___ Data lines

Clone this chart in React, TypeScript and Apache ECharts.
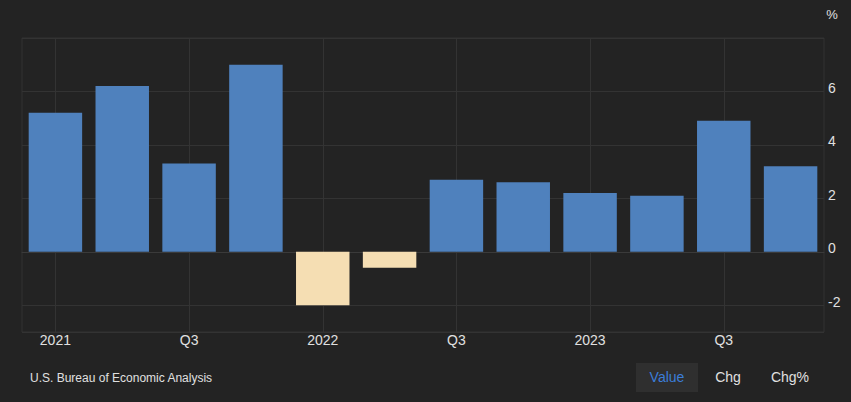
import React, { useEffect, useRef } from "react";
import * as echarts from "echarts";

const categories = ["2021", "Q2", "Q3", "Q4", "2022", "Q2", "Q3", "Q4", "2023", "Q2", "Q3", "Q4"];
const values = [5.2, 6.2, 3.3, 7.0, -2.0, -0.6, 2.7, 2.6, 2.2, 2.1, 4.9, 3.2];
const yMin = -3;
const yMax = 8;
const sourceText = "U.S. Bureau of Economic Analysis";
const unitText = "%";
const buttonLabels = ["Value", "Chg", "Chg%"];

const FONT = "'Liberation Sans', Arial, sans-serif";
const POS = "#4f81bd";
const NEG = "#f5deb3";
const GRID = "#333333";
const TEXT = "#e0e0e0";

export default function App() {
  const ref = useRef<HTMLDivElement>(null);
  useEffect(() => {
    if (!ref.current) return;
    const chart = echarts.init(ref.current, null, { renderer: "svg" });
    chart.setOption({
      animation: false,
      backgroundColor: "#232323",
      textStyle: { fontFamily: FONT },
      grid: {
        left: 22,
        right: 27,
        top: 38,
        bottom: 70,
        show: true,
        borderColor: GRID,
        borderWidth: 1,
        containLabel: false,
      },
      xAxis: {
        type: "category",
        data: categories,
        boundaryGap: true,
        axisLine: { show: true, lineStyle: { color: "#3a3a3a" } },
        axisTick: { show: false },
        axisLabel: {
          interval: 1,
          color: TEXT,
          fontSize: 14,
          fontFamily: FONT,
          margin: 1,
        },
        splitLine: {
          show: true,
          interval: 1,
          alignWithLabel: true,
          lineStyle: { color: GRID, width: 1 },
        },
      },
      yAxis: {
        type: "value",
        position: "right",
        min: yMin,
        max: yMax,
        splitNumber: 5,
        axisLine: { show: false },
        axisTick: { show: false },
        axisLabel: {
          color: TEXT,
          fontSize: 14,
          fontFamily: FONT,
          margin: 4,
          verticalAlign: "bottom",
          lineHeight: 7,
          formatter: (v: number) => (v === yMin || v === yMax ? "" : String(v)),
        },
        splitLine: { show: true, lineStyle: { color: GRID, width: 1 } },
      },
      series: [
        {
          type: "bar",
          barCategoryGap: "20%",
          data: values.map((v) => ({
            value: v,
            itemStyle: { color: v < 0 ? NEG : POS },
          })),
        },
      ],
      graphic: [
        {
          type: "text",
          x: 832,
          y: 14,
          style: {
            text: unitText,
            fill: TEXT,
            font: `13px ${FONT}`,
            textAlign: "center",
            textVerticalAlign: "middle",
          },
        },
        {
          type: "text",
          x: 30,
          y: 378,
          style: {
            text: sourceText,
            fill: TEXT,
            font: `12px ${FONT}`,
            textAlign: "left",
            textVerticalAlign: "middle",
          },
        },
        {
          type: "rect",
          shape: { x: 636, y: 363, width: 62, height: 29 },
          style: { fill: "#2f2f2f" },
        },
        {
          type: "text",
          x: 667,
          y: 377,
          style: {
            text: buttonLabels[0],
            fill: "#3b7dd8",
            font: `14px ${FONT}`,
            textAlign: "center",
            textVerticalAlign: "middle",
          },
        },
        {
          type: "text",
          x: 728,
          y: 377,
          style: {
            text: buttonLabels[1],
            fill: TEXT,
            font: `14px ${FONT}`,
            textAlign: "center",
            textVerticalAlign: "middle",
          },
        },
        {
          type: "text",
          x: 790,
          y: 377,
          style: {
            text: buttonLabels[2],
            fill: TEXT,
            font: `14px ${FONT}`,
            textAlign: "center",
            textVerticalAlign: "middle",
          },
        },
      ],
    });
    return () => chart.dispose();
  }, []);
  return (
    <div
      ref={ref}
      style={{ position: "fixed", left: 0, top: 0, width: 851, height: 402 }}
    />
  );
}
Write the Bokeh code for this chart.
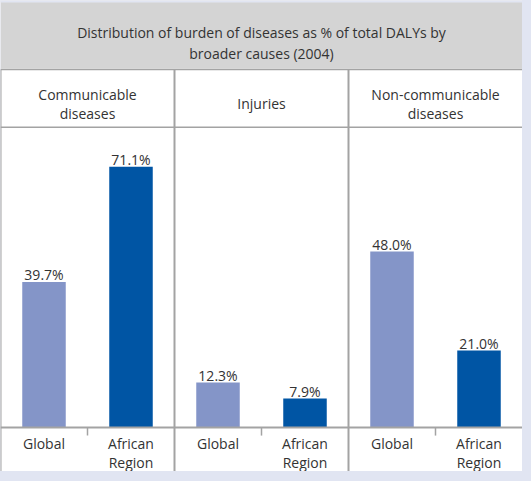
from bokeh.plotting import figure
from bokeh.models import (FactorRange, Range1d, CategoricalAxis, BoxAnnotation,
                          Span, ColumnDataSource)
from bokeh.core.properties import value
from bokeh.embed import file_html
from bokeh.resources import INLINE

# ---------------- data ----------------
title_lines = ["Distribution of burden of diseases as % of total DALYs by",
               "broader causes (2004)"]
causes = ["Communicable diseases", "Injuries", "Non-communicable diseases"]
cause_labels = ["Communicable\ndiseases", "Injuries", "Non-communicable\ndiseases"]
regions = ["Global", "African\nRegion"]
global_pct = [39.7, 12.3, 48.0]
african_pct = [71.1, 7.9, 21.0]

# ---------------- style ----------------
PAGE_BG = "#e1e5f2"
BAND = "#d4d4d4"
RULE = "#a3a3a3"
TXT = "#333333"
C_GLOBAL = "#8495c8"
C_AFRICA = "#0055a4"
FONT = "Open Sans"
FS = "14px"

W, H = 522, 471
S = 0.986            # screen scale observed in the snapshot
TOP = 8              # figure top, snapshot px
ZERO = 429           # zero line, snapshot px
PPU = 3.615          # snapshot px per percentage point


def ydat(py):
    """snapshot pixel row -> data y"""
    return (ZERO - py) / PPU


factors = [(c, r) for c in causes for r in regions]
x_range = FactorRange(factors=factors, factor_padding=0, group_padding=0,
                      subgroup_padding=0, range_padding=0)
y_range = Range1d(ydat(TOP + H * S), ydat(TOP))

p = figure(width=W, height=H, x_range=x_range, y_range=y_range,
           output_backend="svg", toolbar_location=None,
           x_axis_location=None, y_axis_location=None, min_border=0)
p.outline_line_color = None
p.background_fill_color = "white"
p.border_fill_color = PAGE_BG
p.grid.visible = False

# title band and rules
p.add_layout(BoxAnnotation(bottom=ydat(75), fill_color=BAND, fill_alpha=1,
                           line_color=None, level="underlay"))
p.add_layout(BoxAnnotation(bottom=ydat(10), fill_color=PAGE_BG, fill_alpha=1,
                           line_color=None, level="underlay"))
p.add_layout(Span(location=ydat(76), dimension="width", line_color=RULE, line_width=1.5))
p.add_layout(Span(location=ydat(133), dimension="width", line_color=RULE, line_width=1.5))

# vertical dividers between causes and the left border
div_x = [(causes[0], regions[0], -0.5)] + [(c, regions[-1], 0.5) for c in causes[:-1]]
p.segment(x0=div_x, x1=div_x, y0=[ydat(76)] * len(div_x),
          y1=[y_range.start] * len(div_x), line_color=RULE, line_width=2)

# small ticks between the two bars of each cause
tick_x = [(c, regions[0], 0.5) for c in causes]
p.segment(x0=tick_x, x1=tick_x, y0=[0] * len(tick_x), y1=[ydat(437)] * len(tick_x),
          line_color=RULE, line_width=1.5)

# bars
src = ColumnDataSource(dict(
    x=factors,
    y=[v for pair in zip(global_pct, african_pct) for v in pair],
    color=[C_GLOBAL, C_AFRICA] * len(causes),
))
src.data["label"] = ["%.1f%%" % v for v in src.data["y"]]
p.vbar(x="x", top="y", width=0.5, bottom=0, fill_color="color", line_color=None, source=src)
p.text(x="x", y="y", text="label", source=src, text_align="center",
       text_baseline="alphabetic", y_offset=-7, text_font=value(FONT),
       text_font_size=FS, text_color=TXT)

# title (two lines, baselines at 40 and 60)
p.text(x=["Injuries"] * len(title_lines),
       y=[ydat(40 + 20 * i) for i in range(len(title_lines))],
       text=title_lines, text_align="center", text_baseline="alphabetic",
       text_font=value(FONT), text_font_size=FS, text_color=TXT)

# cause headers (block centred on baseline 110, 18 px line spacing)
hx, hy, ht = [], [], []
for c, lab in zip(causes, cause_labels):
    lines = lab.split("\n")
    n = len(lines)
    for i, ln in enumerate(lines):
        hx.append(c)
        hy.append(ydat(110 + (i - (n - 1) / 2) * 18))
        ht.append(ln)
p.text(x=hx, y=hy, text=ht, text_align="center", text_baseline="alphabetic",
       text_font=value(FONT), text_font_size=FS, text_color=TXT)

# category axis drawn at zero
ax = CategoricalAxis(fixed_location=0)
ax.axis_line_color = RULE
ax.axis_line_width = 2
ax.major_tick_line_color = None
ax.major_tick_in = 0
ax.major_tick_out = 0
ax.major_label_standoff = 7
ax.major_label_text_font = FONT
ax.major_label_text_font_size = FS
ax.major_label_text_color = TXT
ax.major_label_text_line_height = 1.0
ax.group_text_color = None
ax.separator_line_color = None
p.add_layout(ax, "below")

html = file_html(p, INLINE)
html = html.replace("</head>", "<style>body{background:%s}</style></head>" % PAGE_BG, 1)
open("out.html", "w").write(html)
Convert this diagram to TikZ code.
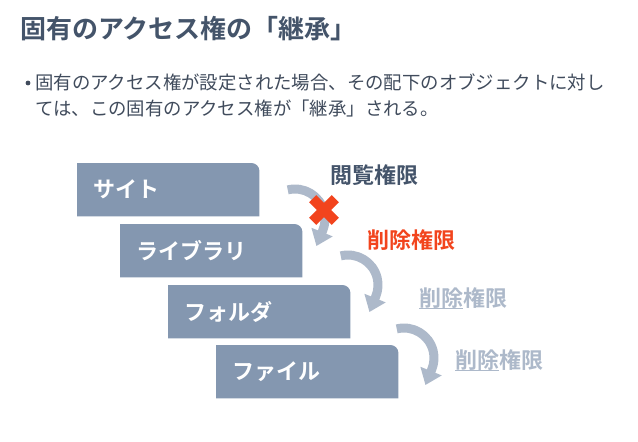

______

The problem - Take the lines from the start of the material to the line with "import * as", both included, and transcribe them exactly without the pictures.

Solution for this exercise -
Clone this chart in React, TypeScript and Apache ECharts.
import React, { useEffect, useRef } from "react";
import * as echarts from "echarts";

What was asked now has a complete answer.